#### Your objective
Write out the listing below in full and exactly, leaving out every picture.
Start Supplied information
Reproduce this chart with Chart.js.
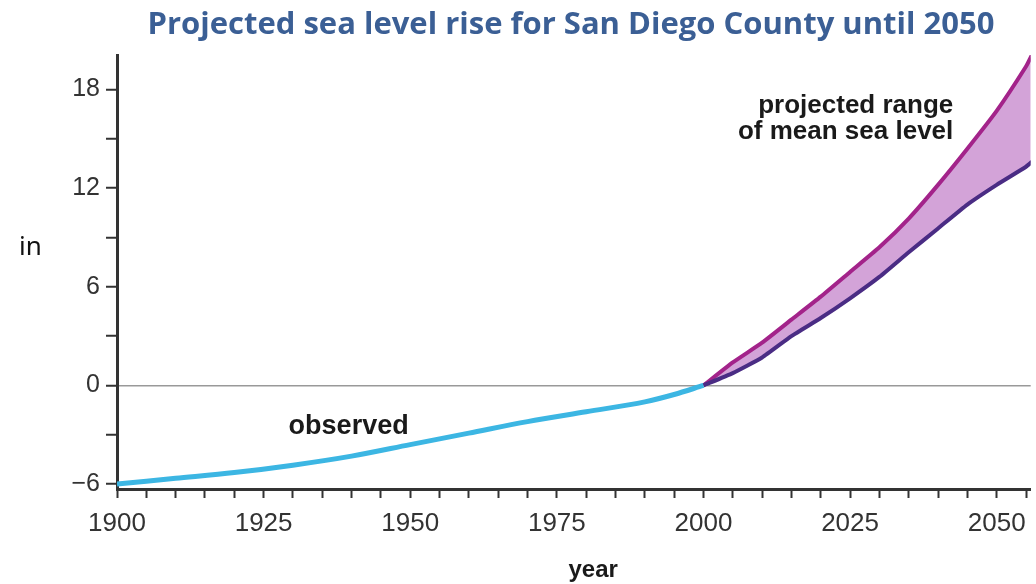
<!DOCTYPE html>
<html>
<head>
<meta charset="utf-8">
<script src="https://cdn.jsdelivr.net/npm/chart.js"></script>
<style>
  html, body { margin: 0; padding: 0; background: #fff; }
  #wrap { width: 1036px; height: 584px; }
</style>
</head>
<body>
<div id="wrap"><canvas id="chart" width="1036" height="584"></canvas></div>
<script>
// observed record (inches, relative to 2000)
const observedYears = [1900, 1910, 1920, 1930, 1940, 1950, 1960, 1970, 1980, 1990, 1995, 2000]
const observedInches = [-6.0, -5.65, -5.3, -4.85, -4.3, -3.6, -2.9, -2.2, -1.6, -1.0, -0.55, 0]

// projected range
const projYears = [2000, 2005, 2010, 2015, 2020, 2025, 2030, 2035, 2040, 2045, 2050, 2055, 2056]
const projLow = [0, 0.75, 1.7, 3.0, 4.1, 5.3, 6.6, 8.1, 9.55, 11.0, 12.2, 13.3, 13.6]
const projHigh = [0, 1.4, 2.6, 4.0, 5.4, 6.9, 8.4, 10.15, 12.2, 14.4, 16.7, 19.4, 20.1]

const xTickLabels = [1900, 1925, 1950, 1975, 2000, 2025, 2050]
const yTickLabels = [-6, 0, 6, 12, 18]

const toPoints = (xs, ys) => xs.map((x, i) => ({ x: x, y: ys[i] }))

const fmtY = v => (v < 0 ? '\u2212' + Math.abs(v) : String(v))

const textPlugin = {
  id: 'texts',
  afterDraw(chart) {
    const ctx = chart.ctx
    const x = chart.scales.x
    const y = chart.scales.y
    ctx.save()
    ctx.fillStyle = '#3b5f95'
    ctx.font = 'bold 31px "Open Sans"'
    ctx.textAlign = 'center'
    ctx.textBaseline = 'alphabetic'
    ctx.fillText('Projected sea level rise for San Diego County until 2050', 571, 34)

    ctx.fillStyle = '#111'
    ctx.font = '26px "Noto Sans"'
    ctx.textAlign = 'left'
    ctx.fillText('in', 19, 255)

    ctx.fillStyle = '#1a1a1a'
    ctx.font = 'bold 24px "Liberation Sans"'
    ctx.textAlign = 'center'
    ctx.fillText('year', x.getPixelForValue(1981.2), 577)

    ctx.font = 'bold 27px "Liberation Sans"'
    ctx.fillText('observed', x.getPixelForValue(1939.5), y.getPixelForValue(-2.95))

    ctx.textAlign = 'right'
    ctx.font = 'bold 26px "Liberation Sans"'
    ctx.fillText('projected range', x.getPixelForValue(2042.6), y.getPixelForValue(16.55))
    ctx.fillText('of mean sea level', x.getPixelForValue(2042.6), y.getPixelForValue(15.0))
    ctx.restore()
  }
}

const everyStep = (scale, step) => {
  const ticks = []
  for (let v = Math.ceil(scale.min / step) * step; v <= scale.max + 1e-9; v += step) {
    ticks.push({ value: Math.round(v * 100) / 100 })
  }
  scale.ticks = ticks
}

new Chart(document.getElementById('chart'), {
  type: 'line',
  data: {
    datasets: [
      {
        label: 'observed',
        data: toPoints(observedYears, observedInches),
        borderColor: '#3cb6e3',
        borderWidth: 5,
        pointRadius: 0,
        cubicInterpolationMode: 'monotone',
        fill: false
      },
      {
        label: 'low',
        data: toPoints(projYears, projLow),
        borderColor: '#4a2c84',
        borderWidth: 4,
        pointRadius: 0,
        tension: 0.15,
        fill: false
      },
      {
        label: 'high',
        data: toPoints(projYears, projHigh),
        borderColor: '#a3238a',
        borderWidth: 4,
        pointRadius: 0,
        tension: 0.15,
        backgroundColor: '#d3a3d8',
        fill: '-1'
      }
    ]
  },
  options: {
    responsive: false,
    animation: false,
    layout: { padding: { top: 55, left: 0, right: 0, bottom: 0 } },
    plugins: {
      legend: { display: false },
      tooltip: { enabled: false },
      title: { display: false }
    },
    scales: {
      x: {
        type: 'linear',
        min: 1900,
        max: 2055.8,
        afterBuildTicks: s => everyStep(s, 5),
        afterFit: s => { s.height = 95 },
        border: { display: true, color: '#333', width: 3 },
        grid: { drawOnChartArea: false, color: '#333', tickColor: '#333', tickLength: 9, tickWidth: 2 },
        ticks: {
          autoSkip: false,
          maxRotation: 0,
          padding: 10,
          color: '#333',
          font: { family: '"Liberation Sans"', size: 26 },
          callback: v => (xTickLabels.includes(v) ? String(v) : '')
        }
      },
      y: {
        type: 'linear',
        min: -6.3,
        max: 20.1,
        afterBuildTicks: s => everyStep(s, 3),
        afterFit: s => { s.width = 117 },
        border: { display: true, color: '#333', width: 3 },
        grid: {
          drawOnChartArea: true,
          color: c => (c.tick && c.tick.value === 0 ? '#999' : 'rgba(0,0,0,0)'),
          lineWidth: 1.5,
          tickColor: '#333',
          tickLength: 11,
          tickWidth: 2
        },
        ticks: {
          autoSkip: false,
          padding: 6,
          color: '#333',
          font: { family: '"Liberation Sans"', size: 25 },
          callback: v => (yTickLabels.includes(v) ? fmtY(v) : '')
        }
      }
    }
  },
  plugins: [textPlugin]
})
</script>
</body>
</html>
End Supplied information
#### Exercise output
Reproduce this chart with Chart.js.
<!DOCTYPE html>
<html>
<head>
<meta charset="utf-8">
<script src="https://cdn.jsdelivr.net/npm/chart.js"></script>
<style>
  html, body { margin: 0; padding: 0; background: #fff; }
  #wrap { width: 1036px; height: 584px; }
</style>
</head>
<body>
<div id="wrap"><canvas id="chart" width="1036" height="584"></canvas></div>
<script>
// observed record (inches, relative to 2000)
const observedYears = [1900, 1910, 1920, 1930, 1940, 1950, 1960, 1970, 1980, 1990, 1995, 2000]
const observedInches = [-6.0, -5.65, -5.3, -4.85, -4.3, -3.6, -2.9, -2.2, -1.6, -1.0, -0.55, 0]

// projected range
const projYears = [2000, 2005, 2010, 2015, 2020, 2025, 2030, 2035, 2040, 2045, 2050, 2055, 2056]
const projLow = [0, 0.75, 1.7, 3.0, 4.1, 5.3, 6.6, 8.1, 9.55, 11.0, 12.2, 13.3, 13.6]
const projHigh = [0, 1.4, 2.6, 4.0, 5.4, 6.9, 8.4, 10.15, 12.2, 14.4, 16.7, 19.4, 20.1]

const xTickLabels = [1900, 1925, 1950, 1975, 2000, 2025, 2050]
const yTickLabels = [-6, 0, 6, 12, 18]

const toPoints = (xs, ys) => xs.map((x, i) => ({ x: x, y: ys[i] }))

const fmtY = v => (v < 0 ? '\u2212' + Math.abs(v) : String(v))

const textPlugin = {
  id: 'texts',
  afterDraw(chart) {
    const ctx = chart.ctx
    const x = chart.scales.x
    const y = chart.scales.y
    ctx.save()
    ctx.fillStyle = '#3b5f95'
    ctx.font = 'bold 31px "Open Sans"'
    ctx.textAlign = 'center'
    ctx.textBaseline = 'alphabetic'
    ctx.fillText('Projected sea level rise for San Diego County until 2050', 571, 34)

    ctx.fillStyle = '#111'
    ctx.font = '26px "Noto Sans"'
    ctx.textAlign = 'left'
    ctx.fillText('in', 19, 255)

    ctx.fillStyle = '#1a1a1a'
    ctx.font = 'bold 24px "Liberation Sans"'
    ctx.textAlign = 'center'
    ctx.fillText('year', x.getPixelForValue(1981.2), 577)

    ctx.font = 'bold 27px "Liberation Sans"'
    ctx.fillText('observed', x.getPixelForValue(1939.5), y.getPixelForValue(-2.95))

    ctx.textAlign = 'right'
    ctx.font = 'bold 26px "Liberation Sans"'
    ctx.fillText('projected range', x.getPixelForValue(2042.6), y.getPixelForValue(16.55))
    ctx.fillText('of mean sea level', x.getPixelForValue(2042.6), y.getPixelForValue(15.0))
    ctx.restore()
  }
}

const everyStep = (scale, step) => {
  const ticks = []
  for (let v = Math.ceil(scale.min / step) * step; v <= scale.max + 1e-9; v += step) {
    ticks.push({ value: Math.round(v * 100) / 100 })
  }
  scale.ticks = ticks
}

new Chart(document.getElementById('chart'), {
  type: 'line',
  data: {
    datasets: [
      {
        label: 'observed',
        data: toPoints(observedYears, observedInches),
        borderColor: '#3cb6e3',
        borderWidth: 5,
        pointRadius: 0,
        cubicInterpolationMode: 'monotone',
        fill: false
      },
      {
        label: 'low',
        data: toPoints(projYears, projLow),
        borderColor: '#4a2c84',
        borderWidth: 4,
        pointRadius: 0,
        tension: 0.15,
        fill: false
      },
      {
        label: 'high',
        data: toPoints(projYears, projHigh),
        borderColor: '#a3238a',
        borderWidth: 4,
        pointRadius: 0,
        tension: 0.15,
        backgroundColor: '#d3a3d8',
        fill: '-1'
      }
    ]
  },
  options: {
    responsive: false,
    animation: false,
    layout: { padding: { top: 55, left: 0, right: 0, bottom: 0 } },
    plugins: {
      legend: { display: false },
      tooltip: { enabled: false },
      title: { display: false }
    },
    scales: {
      x: {
        type: 'linear',
        min: 1900,
        max: 2055.8,
        afterBuildTicks: s => everyStep(s, 5),
        afterFit: s => { s.height = 95 },
        border: { display: true, color: '#333', width: 3 },
        grid: { drawOnChartArea: false, color: '#333', tickColor: '#333', tickLength: 9, tickWidth: 2 },
        ticks: {
          autoSkip: false,
          maxRotation: 0,
          padding: 10,
          color: '#333',
          font: { family: '"Liberation Sans"', size: 26 },
          callback: v => (xTickLabels.includes(v) ? String(v) : '')
        }
      },
      y: {
        type: 'linear',
        min: -6.3,
        max: 20.1,
        afterBuildTicks: s => everyStep(s, 3),
        afterFit: s => { s.width = 117 },
        border: { display: true, color: '#333', width: 3 },
        grid: {
          drawOnChartArea: true,
          color: c => (c.tick && c.tick.value === 0 ? '#999' : 'rgba(0,0,0,0)'),
          lineWidth: 1.5,
          tickColor: '#333',
          tickLength: 11,
          tickWidth: 2
        },
        ticks: {
          autoSkip: false,
          padding: 6,
          color: '#333',
          font: { family: '"Liberation Sans"', size: 25 },
          callback: v => (yTickLabels.includes(v) ? fmtY(v) : '')
        }
      }
    }
  },
  plugins: [textPlugin]
})
</script>
</body>
</html>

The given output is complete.